[Written exercise] Output the first line of the listing and each line after it, up to and including the line that contains "(7.5, 545.5, 499, 1000), (560.5, 1100, 499, 1000)]", exactly as written, minus the pictures.

[Material provided]
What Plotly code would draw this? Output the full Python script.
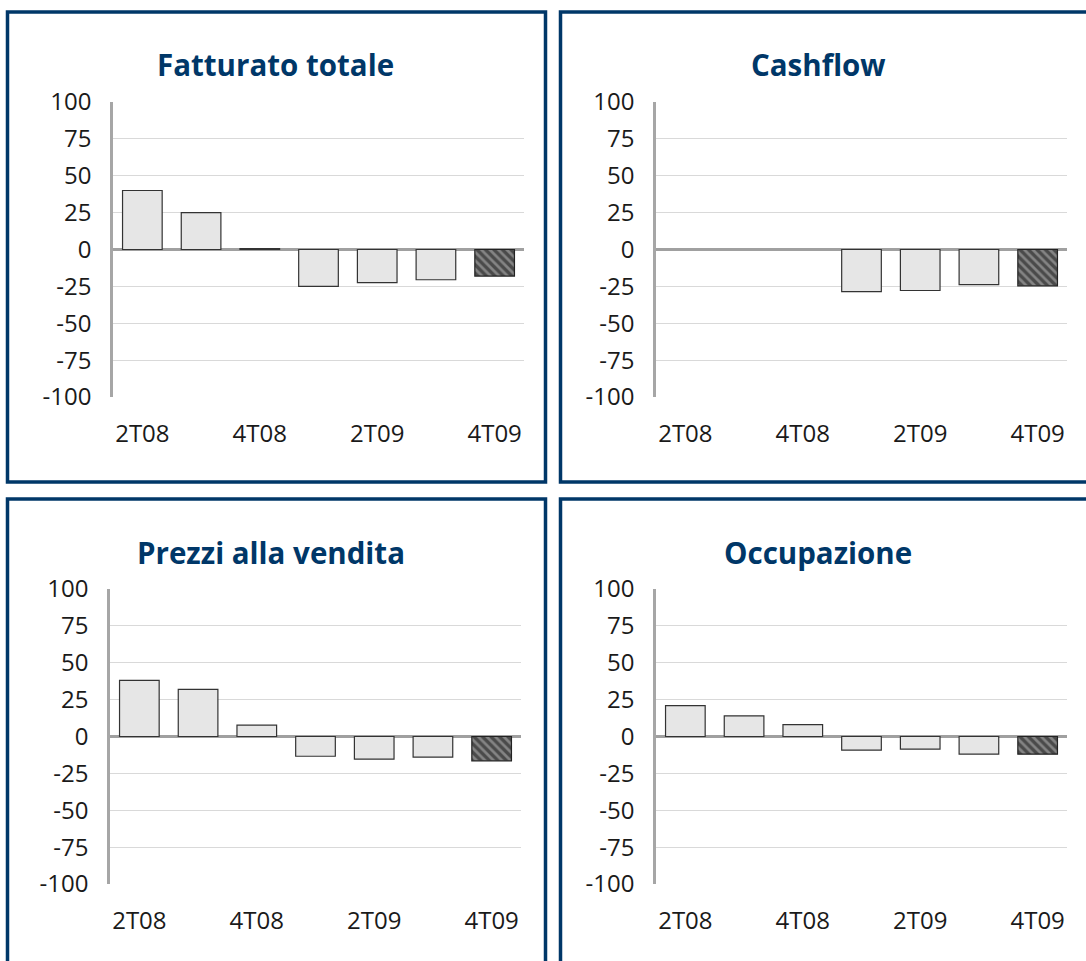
import plotly.graph_objects as go

categories = ["2T08", "3T08", "4T08", "1T09", "2T09", "3T09", "4T09"]
tick_labels = ["2T08", "4T08", "2T09", "4T09"]
y_ticks = [100, 75, 50, 25, 0, -25, -50, -75, -100]

titles = ["Fatturato totale", "Cashflow", "Prezzi alla vendita", "Occupazione"]
fatturato = [40, 25, 0.6, -25, -22.5, -20.5, -18]
cashflow = [0, 0, 0, -28.5, -27.8, -23.8, -24.6]
prezzi = [38, 32, 7.7, -13.4, -15.4, -14, -16.5]
occupazione = [21, 14, 8, -9.3, -8.6, -12, -12]
series = [fatturato, cashflow, prezzi, occupazione]

W, H = 1086, 961
BLUE = "#003768"

def px(x):
    return x / W

def py(y):
    return 1 - y / H

# plot areas in pixels (left, right, top, bottom)
areas = [(113, 524, 102, 397), (656, 1067, 102, 397),
         (110, 521, 589, 884), (656, 1067, 589, 884)]
title_pos = [(275, 65), (818, 65), (271, 552), (818, 552)]
borders = [(7.5, 545.5, 12, 482), (560.5, 1100, 12, 482),
           (7.5, 545.5, 499, 1000), (560.5, 1100, 499, 1000)]

fig = go.Figure()
layout = dict(width=W, height=H, margin=dict(l=0, r=0, t=0, b=0, autoexpand=False),
              paper_bgcolor="white", plot_bgcolor="white", showlegend=False,
              font=dict(family="Open Sans", color="#1a1a1a"))

shapes = []
annotations = []
for i, vals in enumerate(series):
    n = "" if i == 0 else str(i + 1)
    xa, ya = "x" + n, "y" + n
    n_hist = len(vals) - 1
    hist = vals[:n_hist]
    fig.add_trace(go.Bar(
        x=categories[:n_hist], y=hist, xaxis=xa, yaxis=ya,
        marker=dict(color="#e6e6e6",
                    line=dict(color="#333333", width=[0 if v == 0 else 1.2 for v in hist])),
        width=0.675, hoverinfo="x+y"))
    fig.add_trace(go.Bar(
        x=categories[n_hist:], y=vals[n_hist:], xaxis=xa, yaxis=ya,
        marker=dict(color="#4a4a4a", line=dict(color="#222222", width=1.2),
                    pattern=dict(shape="\\", fgcolor="#bdbdbd", bgcolor="#4a4a4a",
                                 size=6, solidity=0.45)),
        width=0.675, hoverinfo="x+y"))
    l, r, t, b = areas[i]
    layout["xaxis" + n] = dict(
        domain=[px(l), px(r)], anchor=ya, type="category",
        categoryorder="array", categoryarray=categories,
        range=[-0.5, len(categories) - 0.5], automargin=False,
        tickmode="array", tickvals=tick_labels, ticktext=tick_labels,
        showgrid=False, showline=False, zeroline=False, ticks="",
        tickfont=dict(size=24, color="#1a1a1a", family="Open Sans"),
        ticklabelstandoff=20, fixedrange=True)
    layout["yaxis" + n] = dict(
        domain=[py(b), py(t)], anchor=xa, range=[-100, 100], automargin=False,
        tickmode="array", tickvals=y_ticks, ticktext=[str(v) for v in y_ticks],
        showgrid=True, gridcolor="#d9d9d9", gridwidth=1,
        zeroline=True, zerolinecolor="#a0a0a0", zerolinewidth=2.5,
        showline=True, linecolor="#a6a6a6", linewidth=2.5, ticks="",
        tickfont=dict(size=24, color="#1a1a1a", family="Open Sans"),
        ticklabelstandoff=14, fixedrange=True)
    tx, ty = title_pos[i]
    annotations.append(dict(
        text="<b>" + titles[i] + "</b>", x=px(tx), y=py(ty), xref="paper", yref="paper",
        xanchor="center", yanchor="middle", showarrow=False,
        font=dict(size=29.5, color=BLUE, family="Open Sans")))
    bl, br, bt, bb = borders[i]
    shapes.append(dict(type="rect", xref="paper", yref="paper",
                       x0=px(bl), x1=px(br), y0=py(bb), y1=py(bt),
                       line=dict(color=BLUE, width=3.5), fillcolor="rgba(0,0,0,0)",
                       layer="above"))

layout["shapes"] = shapes
layout["annotations"] = annotations
layout["barmode"] = "overlay"
fig.update_layout(**layout)
fig.write_html("out.html", config={"displayModeBar": False},
               post_script="document.body.style.margin='0';document.body.style.overflow='hidden';")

[Correct response]
What Plotly code would draw this? Output the full Python script.
import plotly.graph_objects as go

categories = ["2T08", "3T08", "4T08", "1T09", "2T09", "3T09", "4T09"]
tick_labels = ["2T08", "4T08", "2T09", "4T09"]
y_ticks = [100, 75, 50, 25, 0, -25, -50, -75, -100]

titles = ["Fatturato totale", "Cashflow", "Prezzi alla vendita", "Occupazione"]
fatturato = [40, 25, 0.6, -25, -22.5, -20.5, -18]
cashflow = [0, 0, 0, -28.5, -27.8, -23.8, -24.6]
prezzi = [38, 32, 7.7, -13.4, -15.4, -14, -16.5]
occupazione = [21, 14, 8, -9.3, -8.6, -12, -12]
series = [fatturato, cashflow, prezzi, occupazione]

W, H = 1086, 961
BLUE = "#003768"

def px(x):
    return x / W

def py(y):
    return 1 - y / H

# plot areas in pixels (left, right, top, bottom)
areas = [(113, 524, 102, 397), (656, 1067, 102, 397),
         (110, 521, 589, 884), (656, 1067, 589, 884)]
title_pos = [(275, 65), (818, 65), (271, 552), (818, 552)]
borders = [(7.5, 545.5, 12, 482), (560.5, 1100, 12, 482),
           (7.5, 545.5, 499, 1000), (560.5, 1100, 499, 1000)]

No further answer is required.